Suggestion: PEP for popping slices from lists

Neatu Ovidiu neatuovi at gmail.com
Thu Aug 8 06:38:18 EDT 2013


On Thursday, August 8, 2013 1:07:16 PM UTC+3, Peter Otten wrote:
> Neatu Ovidiu Gabriel wrote:
> 
> 
> 
> > The list.pop(index) returns the element represented by the index and also
> 
> > reduces the list by removing that element. So it a short one liner for
> 
> > doing both things. But when it comes for popping a slice of the list there
> 
> > is nothing similar for doing in that simple way.
> 
> > 
> 
> > If you want to remove a slice and also reduce the list you will have
> 
> > something like this:
> 
> > 
> 
> > a_list, a_slice = a_list[:size], a_list[size:]
> 
> > 
> 
> > or even worser if you try to do the same for something in the middle.
> 
> > 
> 
> > My proposal is the extension of list.pop for accepting a way for popping
> 
> > slices.
> 
> > 
> 
> > When doing this:
> 
> > 
> 
> > a_list.pop(i,j)
> 
> > 
> 
> > pop will return the slice [i,j] and remove it from the list.
> 
> > 
> 
> > For popping from an index to the end:
> 
> > 
> 
> > a_list.pop(i, len(a_list))
> 
> > 
> 
> > Or even emptying the whole list:
> 
> > 
> 
> > a_list.pop(0, len(a_list))
> 
> > 
> 
> > 
> 
> > So this is it :)
> 
> 
> 
> You'd use 'del' to remove a slice from a list. So:
> 
> 
> 
> >>> def pop_slice(items, *indices):
> 
> ...     x = slice(*indices)
> 
> ...     result = items[x]
> 
> ...     del items[x]
> 
> ...     return result
> 
> ... 
> 
> >>> items = range(10)
> 
> >>> pop_slice(items, 3)
> 
> [0, 1, 2]
> 
> >>> items
> 
> [3, 4, 5, 6, 7, 8, 9]
> 
> >>> pop_slice(items, 3, 4)
> 
> [6]
> 
> >>> items
> 
> [3, 4, 5, 7, 8, 9]
> 
> >>> pop_slice(items, None, None, 2)
> 
> [3, 5, 8]
> 
> >>> items
> 
> [4, 7, 9]
> 
> 
> 
> But what's your use case?
> 
> Does it occur often enough that you cannot afford a two-liner like
> 
> 
> 
> result = items[start:stop]
> 
> del items[start:stop]
> 
> 
> 
> ?


> But what's your use case?
> 
> Does it occur often enough that you cannot afford a two-liner like
I think uses cases are plenty.
And how can I figure out how often it occurs? I don't have a hint, it remains an open question.

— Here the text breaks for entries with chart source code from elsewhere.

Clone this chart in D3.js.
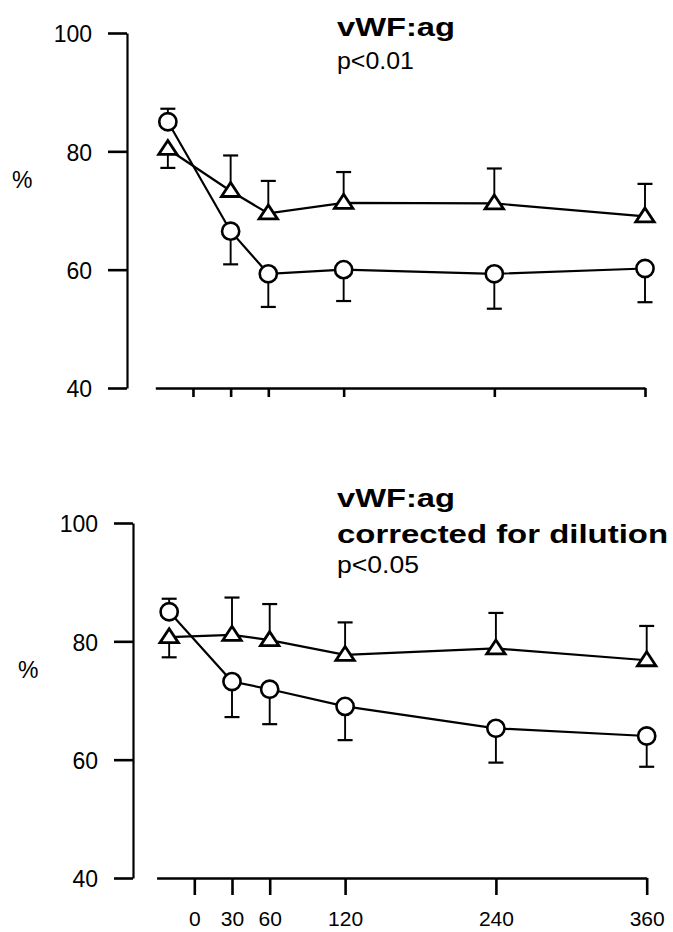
<!DOCTYPE html>
<html>
<head>
<meta charset="utf-8">
<script src="https://cdn.jsdelivr.net/npm/d3@7"></script>
<style>
  body { margin: 0; background: #fff; }
  svg { display: block; }
  text { font-family: "Liberation Sans", Arial, sans-serif; fill: #000; }
</style>
</head>
<body>
<div id="canvas"></div>
<script>
/*
 * Data (minutes after start, % of baseline)
 *
 */
const timePoints = [-20, 30, 60, 120, 240, 360];
const xTicks = [0, 30, 60, 120, 240, 360];
const yTicks = [40, 60, 80, 100];

// top panel: vWF:ag
const circleMeanTop = [85.0, 66.5, 59.3, 60.0, 59.3, 60.2];
const circleErrTop = [2.2, 5.6, 5.6, 5.3, 5.9, 5.7];
const triMeanTop = [80.4, 73.3, 69.5, 71.3, 71.2, 69.0];
const triErrTop = [3.2, 6.0, 5.5, 5.2, 5.9, 5.5];

// bottom panel: vWF:ag corrected for dilution
const circleMeanBottom = [85.0, 73.2, 71.9, 69.0, 65.3, 64.0];
const circleErrBottom = [2.2, 6.0, 5.9, 5.7, 5.8, 5.2];
const triMeanBottom = [80.7, 81.1, 80.2, 77.7, 78.8, 76.8];
const triErrBottom = [3.4, 6.3, 6.1, 5.5, 6.0, 5.8];

// which side the error bar is drawn on (1 = up, -1 = down)
const circleErrSide = [1, -1, -1, -1, -1, -1];
const triErrSide = [-1, 1, 1, 1, 1, 1];

const svgWidth = 673,
  svgHeight = 932;

const svg = d3.select('#canvas').append('svg')
  .attr('width', svgWidth)
  .attr('height', svgHeight);

/*
 * One panel = y axis, x axis, two series with one-sided SEM bars
 *
 */
function drawPanel(p) {
  const g = svg.append('g');

  const xScale = d3.scaleLinear()
    .domain([-30, 360])
    .range([p.xLeft, p.xRight]);

  const yScale = d3.scaleLinear()
    .domain([40, 100])
    .range([p.yBottom, p.yTop]);

  // y axis
  const leftAxis = g.append('g')
    .attr('transform', `translate(${p.axisX},0)`)
    .call(d3.axisLeft(yScale).tickValues(yTicks).tickSize(19).tickPadding(16).tickSizeOuter(0));
  leftAxis.select('.domain').attr('stroke-width', 2.2);
  leftAxis.selectAll('.tick line').attr('stroke-width', 2.6);
  leftAxis.selectAll('.tick text')
    .attr('font-size', 23)
    .attr('dy', '0.38em')
    .style('font-family', '"Liberation Sans", Arial, sans-serif');

  // x axis
  const bottomAxis = g.append('g')
    .attr('transform', `translate(0,${p.yBottom})`)
    .call(d3.axisBottom(xScale).tickValues(xTicks).tickSize(p.tickLen).tickSizeOuter(0));
  bottomAxis.select('.domain').attr('stroke-width', 2.4);
  bottomAxis.selectAll('.tick line').attr('stroke-width', 2.6);
  bottomAxis.selectAll('.tick text')
    .attr('font-size', 21)
    .attr('y', p.labelY - p.yBottom)
    .attr('dy', 0)
    .style('font-family', '"Liberation Sans", Arial, sans-serif')
    .style('display', p.showXLabels ? null : 'none');

  // % label
  g.append('text')
    .attr('x', p.pctX)
    .attr('y', p.pctY)
    .attr('font-size', 23)
    .text('%');

  // titles
  p.titles.forEach((t) => {
    g.append('text')
      .attr('x', 337)
      .attr('y', t.y)
      .attr('font-size', t.size)
      .attr('font-weight', t.bold ? 'bold' : 'normal')
      .attr('textLength', t.len)
      .attr('lengthAdjust', 'spacingAndGlyphs')
      .text(t.text);
  });

  const series = [
    { mean: p.circleMean, err: p.circleErr, side: circleErrSide, shape: 'circle' },
    { mean: p.triMean, err: p.triErr, side: triErrSide, shape: 'triangle' }
  ];

  const line = d3.line()
    .x((d) => xScale(d.t))
    .y((d) => yScale(d.v));

  series.forEach((s) => {
    const pts = timePoints.map((t, i) => ({ t: t, v: s.mean[i], e: s.err[i], side: s.side[i] }));

    g.append('path')
      .datum(pts)
      .attr('d', line)
      .attr('fill', 'none')
      .attr('stroke', '#000')
      .attr('stroke-width', 2.2);

    // error bars
    const bars = g.append('g').selectAll('g')
      .data(pts)
      .enter()
      .append('g');
    bars.append('line')
      .attr('x1', (d) => xScale(d.t))
      .attr('x2', (d) => xScale(d.t))
      .attr('y1', (d) => yScale(d.v))
      .attr('y2', (d) => yScale(d.v + d.side * d.e))
      .attr('stroke', '#000')
      .attr('stroke-width', 1.9);
    bars.append('line')
      .attr('x1', (d) => xScale(d.t) - 7.5)
      .attr('x2', (d) => xScale(d.t) + 7.5)
      .attr('y1', (d) => yScale(d.v + d.side * d.e))
      .attr('y2', (d) => yScale(d.v + d.side * d.e))
      .attr('stroke', '#000')
      .attr('stroke-width', 2.2);

    // markers
    const marks = g.append('g').selectAll('path')
      .data(pts)
      .enter();
    if (s.shape === 'circle') {
      marks.append('circle')
        .attr('cx', (d) => xScale(d.t))
        .attr('cy', (d) => yScale(d.v))
        .attr('r', 8.6)
        .attr('fill', '#fff')
        .attr('stroke', '#000')
        .attr('stroke-width', 2.6);
    } else {
      marks.append('path')
        .attr('d', 'M0,-8.5L9.2,5.5L-9.2,5.5Z')
        .attr('transform', (d) => `translate(${xScale(d.t)},${yScale(d.v)})`)
        .attr('fill', '#fff')
        .attr('stroke', '#000')
        .attr('stroke-width', 2.8)
        .attr('stroke-linejoin', 'miter');
    }
  });
}

drawPanel({
  yTop: 33, yBottom: 388, axisX: 127,
  xLeft: 155.3, xRight: 645, tickLen: 9,
  showXLabels: false, labelY: 0,
  pctX: 12, pctY: 188,
  titles: [
    { text: 'vWF:ag', y: 36, size: 25, bold: true, len: 118 },
    { text: 'p<0.01', y: 69, size: 24, bold: false, len: 77 }
  ],
  circleMean: circleMeanTop, circleErr: circleErrTop,
  triMean: triMeanTop, triErr: triErrTop
});

drawPanel({
  yTop: 523, yBottom: 878, axisX: 133,
  xLeft: 156.6, xRight: 646.7, tickLen: 17,
  showXLabels: true, labelY: 926,
  pctX: 18, pctY: 678,
  titles: [
    { text: 'vWF:ag', y: 507, size: 25, bold: true, len: 118 },
    { text: 'corrected for dilution', y: 543, size: 26, bold: true, len: 331 },
    { text: 'p<0.05', y: 573, size: 24, bold: false, len: 82 }
  ],
  circleMean: circleMeanBottom, circleErr: circleErrBottom,
  triMean: triMeanBottom, triErr: triErrBottom
});
</script>
</body>
</html>
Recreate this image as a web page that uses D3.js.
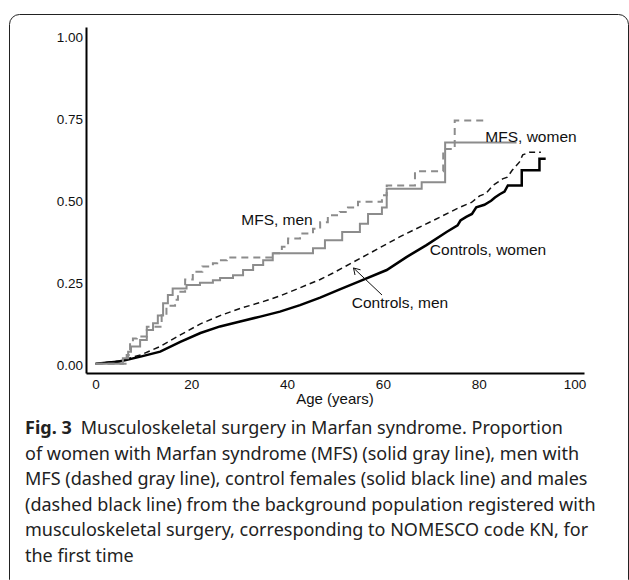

The issues I see so far with my proposal are:
  - what you said, how often it is used, if it deserves a place
  - maybe it should be a separate function like pop_slice to don't alter in anyway the behavior of good old pop
  - it will rise some backwards compatibility issues

I just find it's a more pythonic way to deal with this situation. One short line instead of two or one long line is better. This shortness of typing is the core feature of Python so I think my proposal it's leap towards simplicity.